En outre, ce n’est pas parce qu’un IRM détecte une anomalie associée à un trouble que la maladie va forcément se développer — cela peut indiquer une simple vulnérabilité qui ne mènera à la maladie mentale que si l’individu se trouve dans un environnement qui l’y pousse.
Le cas célèbre du neurochercheur américain Jim Fallon l’illustre d’ailleurs très bien. Lui-même spécialiste des psychopathes, il apprit un jour qu’il y avait plusieurs meurtriers dans une branche de son arbre généalogique. Un peu à la blague, il a fini par faire passer des IRM et des tests génétiques à des membres de sa famille, et il a effectivement trouvé quelqu’un qui avait le cerveau et les gènes typiques d’un psychopathe : lui-même. Mais contrairement à beaucoup de meurtriers, qui ont subi toutes sortes de violence tôt dans leur vie, M. Fallon avait eu une enfance heureuse, dans une famille aimante et structurée, si bien que sa propension pour la psychopathie n’est restée que ça : une propension.

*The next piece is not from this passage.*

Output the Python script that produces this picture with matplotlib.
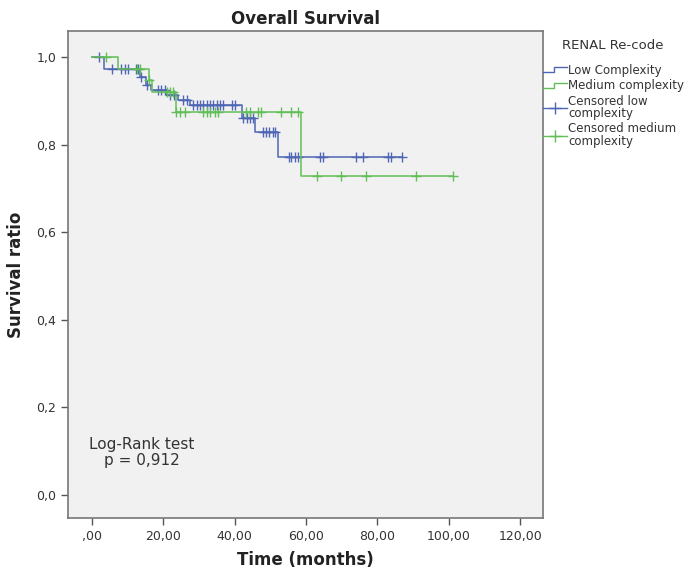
"""Kaplan-Meier overall survival by RENAL re-code (SPSS-style recreation)."""

import matplotlib

matplotlib.use("Agg")
import matplotlib.pyplot as plt
import numpy as np
from matplotlib.legend_handler import HandlerBase
from matplotlib.lines import Line2D

# --- data: step drops (time in months, survival after the drop) -------------
low_times = [0.0, 3.5, 13.4, 15.2, 16.6, 20.9, 24.2, 27.5, 41.9, 45.7, 52.2]
low_surv = [1.0, 0.972, 0.955, 0.937, 0.925, 0.913, 0.903, 0.890, 0.860, 0.828, 0.772]
low_end = 87.0
low_censored = [2.1, 5.5, 8.2, 9.2, 10.1, 12.4, 12.9, 13.7, 15.5, 18.5, 19.4,
                 20.4, 22.0, 23.0, 25.5, 26.5, 28.4, 29.3, 30.3, 31.2, 32.1,
                 33.0, 34.0, 34.9, 35.8, 36.7, 39.1, 40.1, 42.4, 43.3, 44.3,
                 45.0, 48.0, 48.7, 49.7, 50.6, 51.3, 55.3, 55.9, 56.9, 57.8,
                 63.9, 64.8, 73.9, 76.0, 83.0, 83.9, 87.0]

med_times = [0.0, 7.3, 16.0, 16.8, 23.5, 58.7]
med_surv = [1.0, 0.972, 0.947, 0.920, 0.875, 0.728]
med_end = 101.2
med_censored = [4.0, 12.5, 13.5, 16.0, 20.9, 21.8, 22.7, 23.5, 24.6, 26.1,
                31.2, 32.1, 33.1, 34.5, 35.4, 43.1, 44.3, 46.6, 47.3, 53.1,
                55.9, 57.8, 63.1, 69.9, 76.9, 90.9, 101.2]

x_ticks = [0, 20, 40, 60, 80, 100, 120]
x_ticklabels = [",00", "20,00", "40,00", "60,00", "80,00", "100,00", "120,00"]
y_ticks = [0.0, 0.2, 0.4, 0.6, 0.8, 1.0]
y_ticklabels = ["0,0", "0,2", "0,4", "0,6", "0,8", "1,0"]

BLUE = "#4f66b4"
GREEN = "#62bf57"
TXT = "#333333"


def surv_at(t, times, surv):
    i = np.searchsorted(times, t, side="right") - 1
    return np.asarray(surv)[i]


class StepHandler(HandlerBase):
    """Legend handle drawn as a small step, like SPSS does."""

    def create_artists(self, legend, orig, xd, yd, w, h, fs, trans):
        xs = [xd, xd + 0.45 * w, xd + 0.45 * w, xd + w]
        ys = [yd + 0.2 * h, yd + 0.2 * h, yd + 0.8 * h, yd + 0.8 * h]
        ln = Line2D(xs, ys, color=orig.get_color(), lw=1.0, transform=trans)
        return [ln]


fig = plt.figure(figsize=(6.9, 5.74), dpi=100, facecolor="white")
ax = fig.add_axes([0.0986, 0.0976, 0.688, 0.848])
ax.set_facecolor("#f1f1f1")

for times, surv, end, cens, col in (
    (low_times, low_surv, low_end, low_censored, BLUE),
    (med_times, med_surv, med_end, med_censored, GREEN),
):
    ax.step(list(times) + [end], list(surv) + [surv[-1]], where="post", color=col, lw=1.1)
    ax.plot(cens, surv_at(cens, times, surv), ls="none", marker="+", ms=6.5,
            mew=1.0, color=col)

ax.set_xlim(-6.7, 126.3)
ax.set_ylim(-0.0525, 1.059)
ax.set_xticks(x_ticks)
ax.set_xticklabels(x_ticklabels)
ax.set_yticks(y_ticks)
ax.set_yticklabels(y_ticklabels)
ax.tick_params(direction="out", length=5, width=1, colors="#555555",
               labelcolor=TXT, labelsize=9)
for s in ax.spines.values():
    s.set_color("#777777")
    s.set_linewidth(1.2)

ax.set_xlabel("Time (months)", fontsize=12, fontweight="bold", color="#222222", labelpad=6)
ax.set_ylabel("Survival ratio", fontsize=12, fontweight="bold", color="#222222", labelpad=8)
ax.set_title("Overall Survival", fontsize=12, fontweight="bold", color="#222222", pad=5)

ax.text(0.155, 0.135, "Log-Rank test\np = 0,912", transform=ax.transAxes,
        ha="center", va="center", fontsize=11, color=TXT, linespacing=1.05)

handles = [
    Line2D([], [], color=BLUE),
    Line2D([], [], color=GREEN),
    Line2D([], [], color=BLUE, marker="+", ms=9, lw=1.0),
    Line2D([], [], color=GREEN, marker="+", ms=9, lw=1.0),
]
labels = ["Low Complexity", "Medium complexity",
          "Censored low\ncomplexity", "Censored medium\ncomplexity"]
fig.text(0.8145, 0.921, "RENAL Re-code", ha="left", va="center", fontsize=9.5, color=TXT)
leg = fig.legend(handles, labels, loc="upper left", bbox_to_anchor=(0.780, 0.897),
                 frameon=False, fontsize=8.5, handlelength=2.0, handletextpad=0.15,
                 labelspacing=0.2, borderaxespad=0.0,
                 handler_map={handles[0]: StepHandler(), handles[1]: StepHandler()})
for t in leg.get_texts():
    t.set_color(TXT)
    t.set_linespacing(0.95)

fig.savefig("out.png", dpi=100, facecolor="white")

Tout cela montre aussi à quel point les troubles de santé mentale peuvent être extraordinairement complexe, ce qui complique pas mal l’identification de biomarqueurs.
«Moi-même, je croyais qu’en étudiant les gènes, on allait comprendre la physiopathologie [ndlr : les base biologiques] des troubles mentaux, se remémore Dr Roy. À l’époque, on pensait que la plupart des maladies mentales tenaient à seulement un ou quelques gènes, mais on s’est rendu compte qu’en fait, il y a presque toujours des multitudes de gènes impliqués. (…) Ça ne veut pas dire qu’on n’arrivera jamais à trouver des biomarqueurs objectifs pour diagnostiquer les problèmes psychiatriques, je crois que c’est possible, mais c’est juste normal que ça prenne du temps.»